** Aim of the exercise **
Read the records below. Copy each line where the string "this" occurs.

** Extracted records **
_ _ _

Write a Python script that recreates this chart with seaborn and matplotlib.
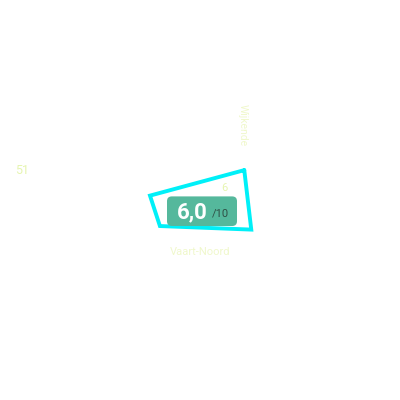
import numpy as np
import seaborn as sns
from matplotlib import pyplot as plt
from matplotlib.patches import FancyBboxPatch

sns.set_theme(style="white")
plt.rcParams['font.family'] = ['Roboto', 'DejaVu Sans']

# radar values (scale 0-10 from centre to edge)
categories = ["A", "B", "C", "D"]
angles_deg = [34, -30, 213, 175]
values = [2.67, 2.96, 2.39, 2.51]

score_text = "6,0"
score_max = "/10"
label_bottom = "Vaart-Noord"
label_side = "Wijkende"
label_left = "51"
label_value = "6"

pale = "#f0f8cc"

fig = plt.figure(figsize=(4, 4), dpi=100)
ax = fig.add_axes([0, 0, 1, 1], projection="polar")
ax.set_ylim(0, 10)
ax.set_axis_off()

theta = np.deg2rad(angles_deg + angles_deg[:1])
r = values + values[:1]
ax.plot(theta, r, color="#00f0f8", lw=2.8, solid_joinstyle="miter")

# score badge
badge = FancyBboxPatch((0.4175, 0.435), 0.175, 0.074,
                       boxstyle="round,pad=0,rounding_size=0.012",
                       transform=fig.transFigure, facecolor="#55b89c",
                       edgecolor="none", zorder=5)
fig.patches.append(badge)
fig.text(0.481, 0.470, score_text, color="white", fontsize=16,
         fontweight="bold", ha="center", va="center", zorder=6)
fig.text(0.530, 0.467, score_max, color="#2f4f45", fontsize=8,
         ha="left", va="center", zorder=6)

fig.text(0.5, 0.37, label_bottom, color=pale, fontsize=8,
         ha="center", va="center")
fig.text(0.607, 0.687, label_side, color=pale, fontsize=7.5,
         rotation=270, ha="center", va="center")
fig.text(0.055, 0.575, label_left, color="#e6f5b0", fontsize=9,
         ha="center", va="center")
fig.text(0.56, 0.53, label_value, color="#e6f5b0", fontsize=8,
         ha="center", va="center")

fig.savefig("out.png", dpi=100)
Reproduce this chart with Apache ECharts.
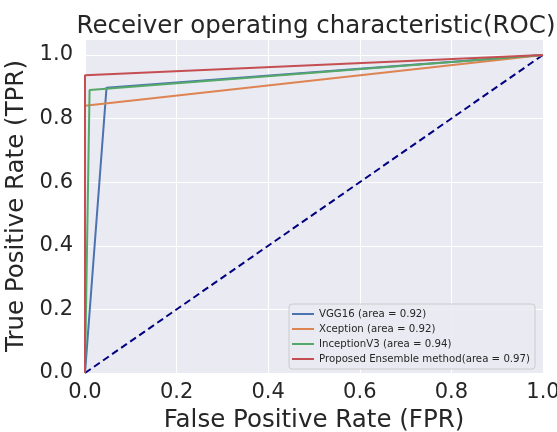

_ _ _

** Output of the exercise **
Write a Python script that recreates this chart with seaborn and matplotlib.
Reproduce this chart with Apache ECharts.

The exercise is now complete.